TASK STATEMENT ▸ Would you print the material exactly, starting at its first line and ending at the line holding "import matplotlib.pyplot as plt"?

Stored dataset items
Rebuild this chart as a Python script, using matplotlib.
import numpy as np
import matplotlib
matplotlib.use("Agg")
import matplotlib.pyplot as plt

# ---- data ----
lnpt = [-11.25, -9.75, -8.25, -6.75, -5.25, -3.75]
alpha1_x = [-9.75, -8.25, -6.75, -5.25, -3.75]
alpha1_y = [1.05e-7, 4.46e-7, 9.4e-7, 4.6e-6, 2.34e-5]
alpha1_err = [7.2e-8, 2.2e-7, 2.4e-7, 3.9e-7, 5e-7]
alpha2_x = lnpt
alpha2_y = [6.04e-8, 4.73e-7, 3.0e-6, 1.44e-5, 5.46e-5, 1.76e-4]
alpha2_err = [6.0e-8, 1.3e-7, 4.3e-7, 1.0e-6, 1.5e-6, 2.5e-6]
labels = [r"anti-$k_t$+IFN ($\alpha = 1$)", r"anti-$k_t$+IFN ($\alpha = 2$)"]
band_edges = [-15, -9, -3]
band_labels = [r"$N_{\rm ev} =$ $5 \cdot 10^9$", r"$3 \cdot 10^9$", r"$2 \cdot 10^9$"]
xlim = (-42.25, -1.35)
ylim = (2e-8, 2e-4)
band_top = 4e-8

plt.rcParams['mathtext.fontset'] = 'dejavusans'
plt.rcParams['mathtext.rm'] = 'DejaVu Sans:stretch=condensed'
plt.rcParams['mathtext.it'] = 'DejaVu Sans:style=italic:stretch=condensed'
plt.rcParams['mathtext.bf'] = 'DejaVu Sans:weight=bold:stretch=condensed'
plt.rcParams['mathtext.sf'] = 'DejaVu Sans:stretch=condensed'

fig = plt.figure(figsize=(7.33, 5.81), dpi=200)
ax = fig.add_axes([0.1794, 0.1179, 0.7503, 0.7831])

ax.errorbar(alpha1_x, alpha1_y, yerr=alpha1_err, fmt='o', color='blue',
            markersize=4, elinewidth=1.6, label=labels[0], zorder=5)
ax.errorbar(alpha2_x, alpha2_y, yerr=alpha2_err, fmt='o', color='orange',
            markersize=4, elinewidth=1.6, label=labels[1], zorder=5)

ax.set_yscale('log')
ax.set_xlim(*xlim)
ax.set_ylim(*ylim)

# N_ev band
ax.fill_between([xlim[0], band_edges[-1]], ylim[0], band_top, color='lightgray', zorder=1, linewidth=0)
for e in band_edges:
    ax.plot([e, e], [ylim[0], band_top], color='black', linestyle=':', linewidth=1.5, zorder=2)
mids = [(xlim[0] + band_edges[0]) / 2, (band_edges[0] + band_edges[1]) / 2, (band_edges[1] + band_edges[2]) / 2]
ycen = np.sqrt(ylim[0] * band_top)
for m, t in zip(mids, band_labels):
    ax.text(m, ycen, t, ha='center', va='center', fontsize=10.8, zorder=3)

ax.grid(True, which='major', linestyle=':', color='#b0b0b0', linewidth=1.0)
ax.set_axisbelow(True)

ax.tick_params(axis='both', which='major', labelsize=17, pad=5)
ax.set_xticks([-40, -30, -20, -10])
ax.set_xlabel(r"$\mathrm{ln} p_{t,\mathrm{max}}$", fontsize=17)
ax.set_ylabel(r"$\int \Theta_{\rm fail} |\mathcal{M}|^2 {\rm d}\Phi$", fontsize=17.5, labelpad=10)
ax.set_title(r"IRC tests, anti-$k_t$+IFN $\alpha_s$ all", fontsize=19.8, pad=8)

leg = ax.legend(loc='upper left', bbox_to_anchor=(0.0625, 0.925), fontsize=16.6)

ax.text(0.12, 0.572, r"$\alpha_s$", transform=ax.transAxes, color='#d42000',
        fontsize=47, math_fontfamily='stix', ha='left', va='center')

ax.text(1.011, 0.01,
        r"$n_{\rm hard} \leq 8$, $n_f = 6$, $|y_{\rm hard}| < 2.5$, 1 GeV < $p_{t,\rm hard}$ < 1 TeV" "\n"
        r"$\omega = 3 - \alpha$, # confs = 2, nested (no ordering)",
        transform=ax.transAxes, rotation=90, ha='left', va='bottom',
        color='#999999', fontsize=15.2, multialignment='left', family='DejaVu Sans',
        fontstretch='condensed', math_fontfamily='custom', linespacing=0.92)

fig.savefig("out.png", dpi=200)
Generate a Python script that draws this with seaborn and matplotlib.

SOLUTION TO THIS EXERCISE ▸
Rebuild this chart as a Python script, using matplotlib.
import numpy as np
import matplotlib
matplotlib.use("Agg")
import matplotlib.pyplot as plt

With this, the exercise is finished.